15/12/10

La historia de Pilar (II)

Y hablando de recuerdos, la verdad es que a Pilar le cuesta recordar con todo detalle cómo fue que sobrevivió a esos años: “eran otros tiempos, no había las ayudas que hay ahora”, ni la información o el acceso a la educación, aunque muy difusamente recuerda que durante un tiempo vivieron en un piso de acogida, que fue operaria, pastelera, repartidora de publicidad, camarera, limpiadora de escuelas, armadora de juguetes… y que en nada llegaba a durar más de tres meses. Fue cuando conoció a su segundo marido –le llamaremos Enrique- quince años mayor que ella, andalúz también y “más bueno que el pan”.
Lleva ya cinco años sin que le tiemble la voz al hablar de él. Porque, claro, cuando una mujer ya no ama y se separa “será que eres una puta, una loca o yo qué sé… una deficiente, y hasta llegas a creértelo y luego venga automartirizarte”. Que fue lo que le pasó a ella. Un caso que la propia Pilar define como incomprensible, y que no obstante resulta ser mucho más corriente de lo que parece. Es el caso de las mujeres que habiendo despertado a su Lilith, obedecen a esa pulsión sólo a medias, es decir: dan el primer paso para ser libres, pero se sienten culpables.


La actitud de Enrique fue la de un agresor pasivo: la amenazó con suicidarse, esgrimiendo este argumento contra ella entre amigos y familiares. La peña respondió con entusiasmo y a Pilar le llovieron piedras: “cierto que no fui práctica, pero fui sincera”, asegura con rigor. ¿Es un pecado dejar de amar?

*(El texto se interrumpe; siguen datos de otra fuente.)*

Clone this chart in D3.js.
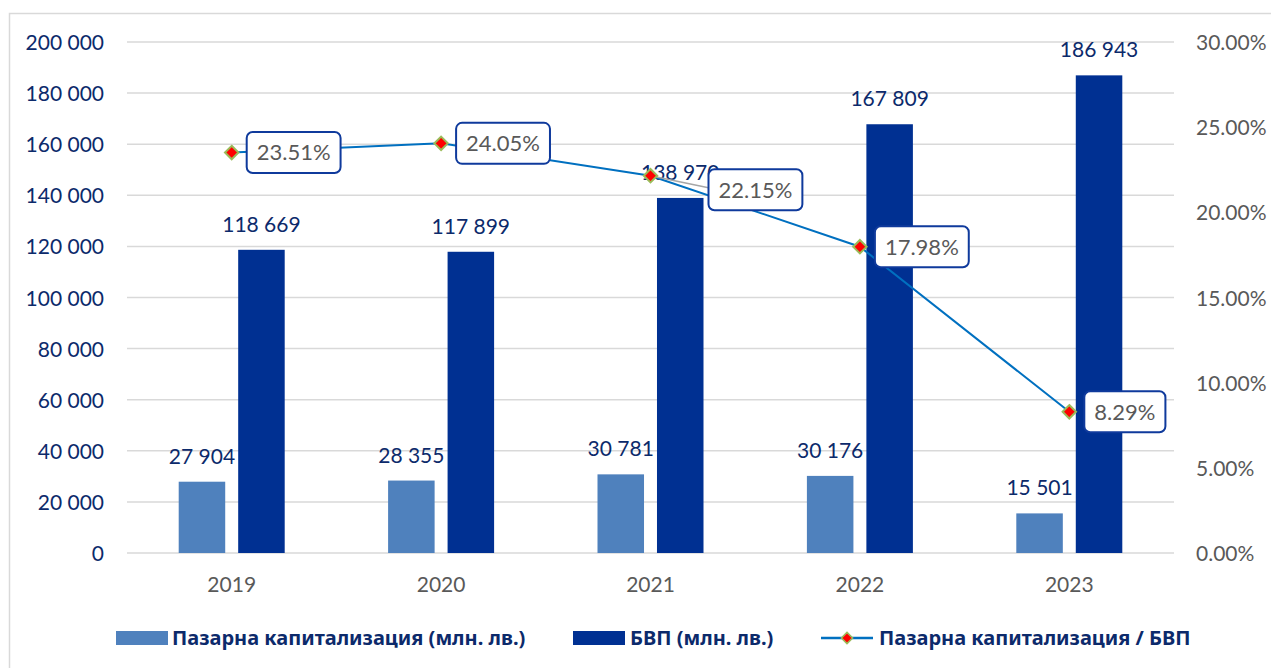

Lo que yo defino como época de Lilith fue tanto un despertar como un verdadero infierno para Pilar. Con su segundo marido estuvo casada diez años, hasta los treinta y cinco “y sólo dos tíos en toda mi vida”. Hoy suelta la carcajada, pero no olvida que se tiró ocho años autoflajelándose por haberle dejado. El resultado fue que comenzara a implicarse con hombres tan irresistibles como poco recomendables. Había encontrado la manera de autoflagelarse sin renunciar al placer. Tanta había sido la represión en su juventud, que Pilar decidió vivir una segunda adolescencia en la que no sólo se apuntaba a cuanta fiesta se le ponía a tiro, sino que trabajaba sesenta horas semanales y por las noches, “como madama”. Corrían los noventa y trabajar como madama de burdel dejaba buen dinero, algo absolutamente imprescindible teniendo que sacar adelante dos hijos ella sola.
Llegamos, pues, a un punto crucial en la vida de Pilar: “No sé lo que me pasó, lo único que sé es que estaba decidida a no mentir nunca más”. Así que se lo contó a sus hijos, que ya estaban creciditos y, pensó ella, podían entenderlo.

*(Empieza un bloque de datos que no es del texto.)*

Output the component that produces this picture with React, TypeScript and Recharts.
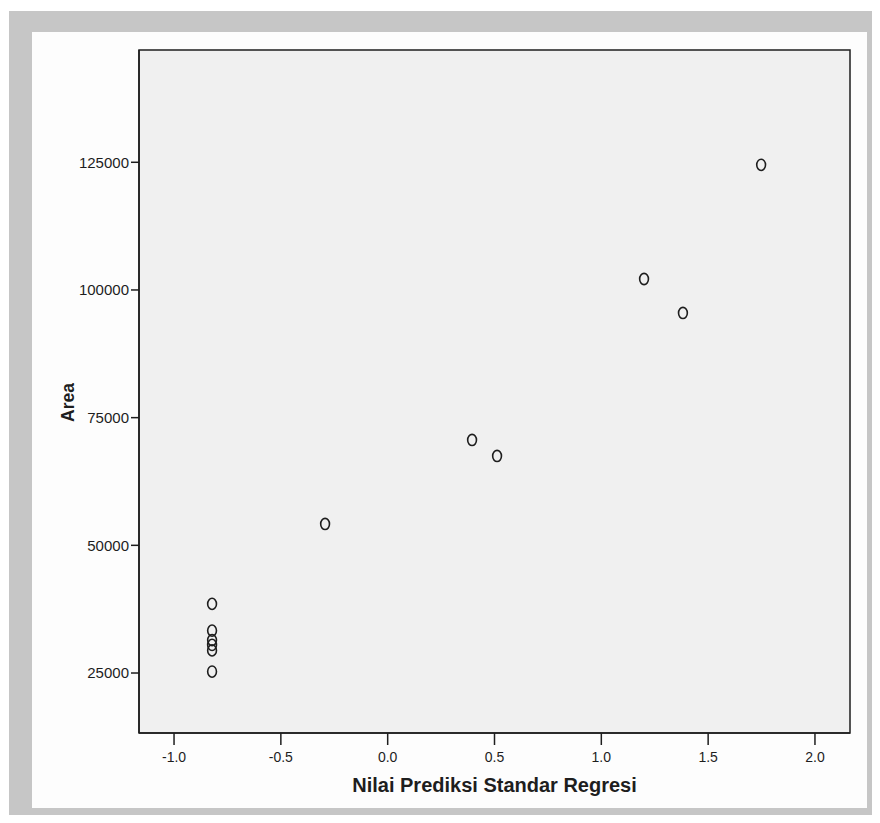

Pero se equivocaba: aunque el menor se lo tomó con indiferencia, el mayor se sintió avergonzado. Un momento después Pilar se estaba arrepintiendo de haber abierto la boca. Es ahí cuando me dio por preguntarle si, en caso de haber ejercido ella la prostitución, también se lo hubiera contado a sus hijos, y sin rodeos respondió que sí, aunque es más que seguro que después se hubiera arrepentido.

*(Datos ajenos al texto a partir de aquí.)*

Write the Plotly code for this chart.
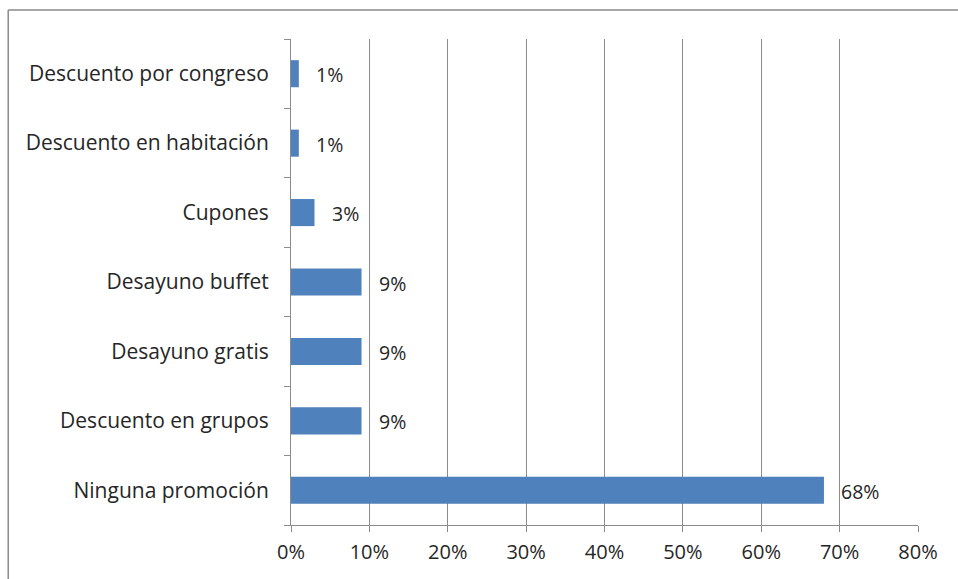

Para esas fechas Pilar descubrió que la causa de la indiferencia del pequeño eran las drogas: “Vivíamos en San Blas… y sabes tú lo que era San Blas en esa época”, así que decidió mudarse de barrio. Todo por salvar al niño. Consiguió un piso por Delicias, que le quedaba además muy cerca del trabajo. Y de la juerga. Pensó que así alejaba al niño de la droga, pero se equivocó. No sabe a cuántas trabajadoras sociales, psicólogos y centros de rehabilitación visitaron, todos con muy pobres resultados: “Ya me había dicho a mí el psicólogo que lo que necesitaba el chaval era un padre”. La guardia civil le llevaba a casa cada dos por tres hecho un pingajo, y ella trabajando. Tenía que pedir permiso y coger un taxi a cualquier hora para ir a casa y dar explicaciones. Hasta que un buen día la despidieron –en esos sitios no se van con vueltas, y si reclamas, pues te miran mal: ¿a qué mujer decente se le ocurriría trabajar de madama de burdel?- y tuvo que irse a la calle con los cuatro meses del finiquito y un ángel custodio, como ella dice, en la cartera. A vivir del paro. Otra vez en la acequia.